Condominio

La domanda di data center sale nonostante i rincari energetici

di Laura Cavestri

Cuore pulsante di qualunque business – manifatturiero o di servizi – i data center hanno bisogno di infrastrutture capillarmente distribuite. Restano un asset di nicchia, in Italia ne abbiamo molti meno di Regno Unito, Germania e Francia, con un gap da colmare che attrae sempre più l’interesse degli investitori. L’asset è anche altamente energivoro. Un report 2020 della Commissione Ue identifica il consumo in Kwh cresciuto di quasi il 42% tra il 2010 e il 2018, pari al 2,8% di tutta la domanda energetica della regione.

Ma che tipo di impatto avrà l’impennata dei costi dell’energia sugli investimenti, i rendimenti e gli sviluppi di questa asset class?

«Prima la pandemia, poi la guerra in Ucraina hanno avuto un pesante impatto sul settore – ha spiegato Emmanuel Becker, managing director Italy di Equinix –. La prima ha aumentato la mole di dati e il fabbisogno di potenza. La seconda ha indotto gli operatori a trasferire i dati verso data center e strutture più “sicure” e lontano dalle zone di tensione. Madrid e Milano sono i nuovi poli emergenti. L’hub digitale di Equinix e Vodafone a Genova collega, attraverso cavi sottomarini, l’Italia all’Africa e al Medio Oriente, sino a Mumbay. Milano ha assunto una centralità strategica per agganciare sud del mondo e nord Europa. Ecco perché il business continuerà a crescere. Gli operatori sono disposti a pagare di più l’energia (entro un certo limite), ma sono ancor più preoccupati dalla disponibilità della stessa. Più che quantità serve potenza, che il Paese deve garantire». Bisognerebbe puntare il più possibile sulle rinnovabili di prossimità (il fotovoltaico richiede spazio e l’eolico vento, cose che la Pianura Padana non garantisce in quantità, mentre l’idroelettrico soffre con la siccità). «Noi stiamo lavorando, proprio a Milano, a un progetto per la produzione di idrogeno partendo da energia green da stoccare in celle a combustibile e alimentare i data center. Ci vorrà tempo – ha concluso Becker – ma ci arriveremo».

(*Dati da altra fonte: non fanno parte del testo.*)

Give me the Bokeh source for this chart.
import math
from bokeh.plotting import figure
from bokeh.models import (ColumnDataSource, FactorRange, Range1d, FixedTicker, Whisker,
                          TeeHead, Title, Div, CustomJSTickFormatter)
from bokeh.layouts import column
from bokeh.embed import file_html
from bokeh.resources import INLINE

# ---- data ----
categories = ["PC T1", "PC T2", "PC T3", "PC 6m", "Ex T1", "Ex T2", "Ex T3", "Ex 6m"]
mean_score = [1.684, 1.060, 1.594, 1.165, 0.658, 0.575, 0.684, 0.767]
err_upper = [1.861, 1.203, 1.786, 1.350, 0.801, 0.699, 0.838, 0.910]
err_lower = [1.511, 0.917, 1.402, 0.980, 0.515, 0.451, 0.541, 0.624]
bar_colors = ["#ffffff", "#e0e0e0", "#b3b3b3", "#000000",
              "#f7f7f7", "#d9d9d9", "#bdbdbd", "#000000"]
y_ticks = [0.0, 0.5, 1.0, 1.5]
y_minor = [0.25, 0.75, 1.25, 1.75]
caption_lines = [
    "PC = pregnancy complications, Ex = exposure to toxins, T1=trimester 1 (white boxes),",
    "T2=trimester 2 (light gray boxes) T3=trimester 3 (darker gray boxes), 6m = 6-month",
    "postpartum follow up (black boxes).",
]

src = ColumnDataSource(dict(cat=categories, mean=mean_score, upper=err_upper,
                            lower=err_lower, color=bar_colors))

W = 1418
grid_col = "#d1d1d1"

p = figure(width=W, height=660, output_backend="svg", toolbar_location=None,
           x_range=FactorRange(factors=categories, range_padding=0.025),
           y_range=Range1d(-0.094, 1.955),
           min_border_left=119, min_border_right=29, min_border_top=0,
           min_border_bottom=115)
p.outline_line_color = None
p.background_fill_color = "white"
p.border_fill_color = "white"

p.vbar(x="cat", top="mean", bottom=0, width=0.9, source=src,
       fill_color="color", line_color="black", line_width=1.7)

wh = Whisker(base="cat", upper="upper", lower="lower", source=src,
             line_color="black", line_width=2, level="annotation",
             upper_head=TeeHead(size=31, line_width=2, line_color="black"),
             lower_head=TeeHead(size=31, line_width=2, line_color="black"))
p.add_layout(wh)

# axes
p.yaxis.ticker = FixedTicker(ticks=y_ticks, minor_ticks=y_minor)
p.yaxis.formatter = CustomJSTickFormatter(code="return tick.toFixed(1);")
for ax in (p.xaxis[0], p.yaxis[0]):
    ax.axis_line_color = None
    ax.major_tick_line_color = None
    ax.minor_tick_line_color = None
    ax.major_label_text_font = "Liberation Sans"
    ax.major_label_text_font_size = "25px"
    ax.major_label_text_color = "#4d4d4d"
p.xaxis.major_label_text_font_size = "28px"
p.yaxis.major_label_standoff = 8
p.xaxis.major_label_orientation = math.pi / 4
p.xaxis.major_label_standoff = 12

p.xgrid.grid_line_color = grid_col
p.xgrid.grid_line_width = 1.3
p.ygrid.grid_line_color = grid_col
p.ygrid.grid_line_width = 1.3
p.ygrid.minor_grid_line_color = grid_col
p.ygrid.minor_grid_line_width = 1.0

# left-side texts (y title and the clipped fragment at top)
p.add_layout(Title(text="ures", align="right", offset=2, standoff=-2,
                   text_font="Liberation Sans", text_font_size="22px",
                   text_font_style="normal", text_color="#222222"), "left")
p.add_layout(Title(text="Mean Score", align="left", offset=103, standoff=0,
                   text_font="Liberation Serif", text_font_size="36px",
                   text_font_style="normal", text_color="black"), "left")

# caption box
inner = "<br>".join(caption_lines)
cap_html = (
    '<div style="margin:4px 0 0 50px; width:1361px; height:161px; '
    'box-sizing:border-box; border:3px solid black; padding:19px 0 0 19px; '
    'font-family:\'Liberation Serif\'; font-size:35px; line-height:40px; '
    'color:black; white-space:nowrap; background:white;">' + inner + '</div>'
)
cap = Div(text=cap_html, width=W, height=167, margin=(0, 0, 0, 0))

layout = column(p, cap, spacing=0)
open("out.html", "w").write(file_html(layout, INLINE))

«L’Italia non è mai stata concorrenziale su asset energivori come i data center – ha chiarito Alberto Caccia, head of project and construction management per Lombardini22 –. Noi scontiamo un’arretratezza su cui oggi pesa una domanda pressante che guarda oltre i costi energetici. La competizione più che tra Paesi è tra poli (di Londra, Francoforte, Parigi, Amsterdam). Da una parte i costi sono “ammortizzati” con ampio ricorso alle energie da fonti rinnovabili e a soluzioni ad alta efficienza dei singoli rack (le strutture d’acciaio che ospitano server, dispositivi di rete e cavi). Dall’altro, i grandi operatori possono stipulare accordi di fornitura più favorevoli coi gestori».

«Il caro energia non sta frenando gli investimenti nel settore data center in Italia, perché da noi la penetrazione di questo settore è ancora molto bassa. Si stimano meno di 200MW totali di potenza disponibile, solo il 9% di quanto si è prodotto nel 2021 nei principali mercati europei» ha spiegato Federico Soffietti, managing director investments Hines Italy, che ad agosto ha ufficializzato il suo primo investimento sull’asset in joint venture con Compass Datacenters, su 220mila mq a Noviglio, fuori Milano.

«L’attuale contingenza – ha aggiunto Soffietti – favorirà la ricerca di soluzioni a più basso consumo, oltre alla produzione di energia “green” (fotovoltaico, solare, idroelettrico) direttamente (o in prossimità) del sito».

Secondo Cbre, il 2021 è stato un anno record per gli investimenti europei, con un volume totale di oltre un miliardo (quasi il 70% nel Regno Unito). I rendimenti si collocano tra il 5 e il 7% ma, secondo Scenari Immobiliari, nel biennio 2022-2023 si stima un calo tra 4,5 e 6,5 per cento circa.